In this process, molten metal is separated into small droplets and frozen rapidly before the drops come into contact with each other or with a solid surface. Typically, a thin stream of molten metal is disintegrated by subjecting it to the impact of high-energy jets of gas or liquid. In principle, the technique is applicable to all metals that can be melted and is used commercially for the production of iron; copper; alloy steels; brass; bronze; low-melting-point metals such as aluminum, tin, lead, zinc, and cadmium; and, in selected instances, tungsten, titanium, rhenium, and other high-melting-point materials.
By choosing suitable conditions, such as electrolyte composition and concentration, temperature, and current density, many metals can be deposited in a spongy or powdery state.

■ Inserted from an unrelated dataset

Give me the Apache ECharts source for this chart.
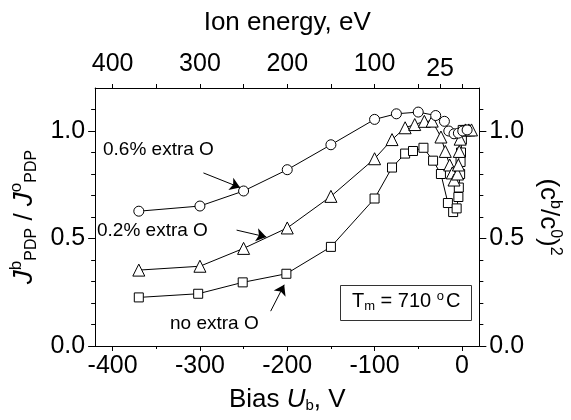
<!DOCTYPE html>
<html><head><meta charset="utf-8">
<script src="https://cdn.jsdelivr.net/npm/echarts@6/dist/echarts.min.js"></script>
<style>html,body{margin:0;padding:0;background:#fff}#c{width:571px;height:420px}</style>
</head><body><div id="c"></div>
<script>
// Bias U_b (V) and normalized values
const sqX  = [-370,-302,-251,-201,-150,-100,-80,-65,-56,-44,-33,-24,-16,-10,-6,-4,-3.5,-2,-1.5,-1,0,1,5];
const sqY  = [0.226,0.243,0.296,0.336,0.461,0.686,0.83,0.895,0.907,0.922,0.862,0.80,0.665,0.623,0.64,0.693,0.737,0.80,0.856,0.90,0.96,1.005,1.005];
const triX = [-370,-300,-250,-200,-150,-100,-80,-65,-54,-43,-34,-24,-19,-14,-11,-9,-5,-4,-3,-2,4,8,11];
const triY = [0.353,0.371,0.454,0.549,0.696,0.871,0.96,1.015,1.03,1.045,1.046,0.972,0.905,0.842,0.805,0.772,0.80,0.842,0.905,0.962,1.005,1.005,1.005];
const cirX = [-370,-300,-250,-200,-150,-100,-75,-50,-30,-20,-15,-9,-4,1,6];
const cirY = [0.627,0.651,0.721,0.820,0.936,1.054,1.08,1.088,1.072,1.045,1.0,0.987,0.99,1.0,1.005];

const biasLabels = [-400,-300,-200,-100,0];
const biasMinor  = [-350,-250,-150,-50];
const energyLabels = [-400,-300,-200,-100,-25];
const energyTicks = [-400,-350,-300,-250,-200,-150,-100,-50,-25,0];
const yLabels = [0,0.5,1.0];
const yMinor = [0.1,0.2,0.3,0.4,0.6,0.7,0.8,0.9,1.1];

const FONT = 'Liberation Sans, Arial, Helvetica, sans-serif';
const pair = (xs, ys) => xs.map((x, i) => [x, ys[i]]);

const chart = echarts.init(document.getElementById('c'));
const lineBlack = {color:'#000', width:1};
const axisLine = {show:true, onZero:false, lineStyle:{color:'#000', width:1}};
const noLine = {show:false, onZero:false};
const tickStyle = {color:'#000', width:1};

function baseX(extra){ return Object.assign({type:'value', min:-420, max:20, gridIndex:0, splitLine:{show:false}}, extra); }
function baseY(extra){ return Object.assign({type:'value', min:0, max:1.2, gridIndex:0, splitLine:{show:false}}, extra); }

const option = {
  animation:false,
  backgroundColor:'#fff',
  grid:{left:95, top:88, width:389, height:258},
  xAxis:[
    baseX({position:'bottom', axisLine,
      axisTick:{show:true, inside:false, length:5, lineStyle:tickStyle, customValues:biasLabels},
      axisLabel:{show:true, customValues:biasLabels, margin:8, color:'#000', fontFamily:FONT, fontSize:25},
      name:'{n|Bias }{i|U}{s|b}{n|, V}', nameLocation:'middle', nameGap:40,
      nameTextStyle:{color:'#000', fontFamily:FONT, fontSize:26,
        rich:{n:{fontFamily:FONT,fontSize:26,color:'#000'}, i:{fontFamily:FONT,fontSize:26,fontStyle:'italic',color:'#000'}, s:{fontFamily:FONT,fontSize:15,color:'#000',padding:[12,0,0,0]}}}
    }),
    baseX({position:'bottom', axisLine:noLine,
      axisTick:{show:true, inside:false, length:3, lineStyle:tickStyle, customValues:biasMinor},
      axisLabel:{show:false}
    }),
    baseX({position:'top', axisLine,
      axisTick:{show:true, inside:false, length:4, lineStyle:tickStyle, customValues:energyTicks},
      axisLabel:{show:true, customValues:energyLabels, margin:6, color:'#000', fontFamily:FONT, fontSize:25,
        formatter: v => (v === -25 ? '{l|' + (-v) + '}' : '{n|' + (-v) + '}'),
        rich:{n:{fontFamily:FONT,fontSize:25,color:'#000',padding:[0,0,5,0]}, l:{fontFamily:FONT,fontSize:25,color:'#000'}}},
      name:'Ion energy, eV', nameLocation:'middle', nameGap:52,
      nameTextStyle:{color:'#000', fontFamily:FONT, fontSize:26}
    })
  ],
  yAxis:[
    baseY({position:'left', axisLine,
      axisTick:{show:true, inside:false, length:7, lineStyle:tickStyle, customValues:yLabels},
      axisLabel:{show:true, customValues:yLabels, margin:10, color:'#000', fontFamily:FONT, fontSize:25, formatter: v => v.toFixed(1)},
      name:'{i|J}{sp|b}{sb|PDP}{n| / }{i|J}{sp|o}{sb|PDP}', nameLocation:'middle', nameGap:40, nameRotate:90,
      nameTextStyle:{color:'#000', fontFamily:FONT, fontSize:26,
        rich:{
          i:{fontFamily:FONT,fontSize:28,fontStyle:'italic',color:'#000'},
          n:{fontFamily:FONT,fontSize:26,color:'#000'},
          sp:{fontFamily:FONT,fontSize:17,color:'#000',padding:[0,0,16,0]},
          sb:{fontFamily:FONT,fontSize:16,color:'#000',padding:[14,0,0,0]}
        }}
    }),
    baseY({position:'left', axisLine:noLine,
      axisTick:{show:true, inside:false, length:4, lineStyle:tickStyle, customValues:yMinor},
      axisLabel:{show:false}
    }),
    baseY({position:'right', axisLine,
      axisTick:{show:true, inside:false, length:7, lineStyle:tickStyle, customValues:yLabels},
      axisLabel:{show:true, customValues:yLabels, margin:10, color:'#000', fontFamily:FONT, fontSize:25, formatter: v => v.toFixed(1)},
      name:'{n|(c}{s|b}{n|/c}{s|0}{n|)}{s|2}', nameLocation:'middle', nameGap:50, nameRotate:-90,
      nameTextStyle:{color:'#000', fontFamily:FONT, fontSize:26,
        rich:{n:{fontFamily:FONT,fontSize:26,color:'#000'}, s:{fontFamily:FONT,fontSize:16,color:'#000',padding:[0,0,14,0]}}}
    }),
    baseY({position:'right', axisLine:noLine,
      axisTick:{show:true, inside:false, length:4, lineStyle:tickStyle, customValues:yMinor},
      axisLabel:{show:false}
    })
  ],
  series:[
    {name:'no extra O', type:'line', xAxisIndex:0, yAxisIndex:0, data:pair(sqX, sqY), symbol:'rect', symbolSize:9,
     showAllSymbol:true, lineStyle:lineBlack, itemStyle:{color:'#fff', borderColor:'#000', borderWidth:1}, z:2},
    {name:'0.2% extra O', type:'line', xAxisIndex:0, yAxisIndex:0, data:pair(triX, triY), symbol:'triangle', symbolSize:12,
     showAllSymbol:true, lineStyle:lineBlack, itemStyle:{color:'#fff', borderColor:'#000', borderWidth:1}, z:3},
    {name:'0.6% extra O', type:'line', xAxisIndex:0, yAxisIndex:0, data:pair(cirX, cirY), symbol:'circle', symbolSize:10,
     showAllSymbol:true, lineStyle:lineBlack, itemStyle:{color:'#fff', borderColor:'#000', borderWidth:1}, z:4,
     markLine:{silent:true, symbol:['none','arrow'], symbolSize:10, label:{show:false},
       itemStyle:{color:'#000'},
       lineStyle:{color:'#000', width:1, type:'solid'},
       emphasis:{disabled:true},
       data:[
         [{coord:[-296,0.805]},{coord:[-254,0.737], itemStyle:{color:'#000'}}],
         [{coord:[-258,0.539]},{coord:[-224,0.507], itemStyle:{color:'#000'}}],
         [{coord:[-219,0.162]},{coord:[-203.5,0.285], itemStyle:{color:'#000'}}]
       ]}}
  ],
  graphic:[
    {type:'text', left:103, top:140, style:{text:'0.6% extra O', fill:'#000', font:'19px ' + FONT}},
    {type:'text', left:97, top:221, style:{text:'0.2% extra O', fill:'#000', font:'19px ' + FONT}},
    {type:'text', left:170, top:314, style:{text:'no extra O', fill:'#000', font:'19px ' + FONT}},
    {type:'rect', shape:{x:340.5, y:285.5, width:131, height:35}, style:{fill:'#fff', stroke:'#333', lineWidth:1}, z:10},
    {type:'text', left:352, top:290, z:11, style:{
      text:'{n|T}{sb|m}{n| = 710 }{sp|o}{n|C}',
      rich:{n:{fontFamily:FONT,fontSize:20,fill:'#000'}, sb:{fontFamily:FONT,fontSize:13,fill:'#000',padding:[10,0,0,0]}, sp:{fontFamily:FONT,fontSize:13,fill:'#000',padding:[0,2,10,0]}}
    }}
  ]
};
chart.setOption(option);
</script></body></html>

Further processing—washing, drying, reducing, annealing, and crushing—is often required, ultimately yielding high-purity and high-density powders. Copper is the primary metal produced by electrolysis but iron, chromium, and magnesium powders are also produced this way. Due to its associated high energy costs, electrolysis is generally limited to high-value powders such as high-conductivity copper powders.
The most common chemical powder treatments involve oxide reduction, precipitation from solutions, and thermal decomposition. The powders produced can have a great variation in properties and yet have closely controlled particle size and shape. Oxide-reduced powders are often characterized as "spongy," due to pores present within individual particles. Solution-precipitated powders can provide narrow particle size distributions and high purity. Thermal decomposition is most often used to process carbonyls. These powders, once milled and annealed, exceed 99.5% purity.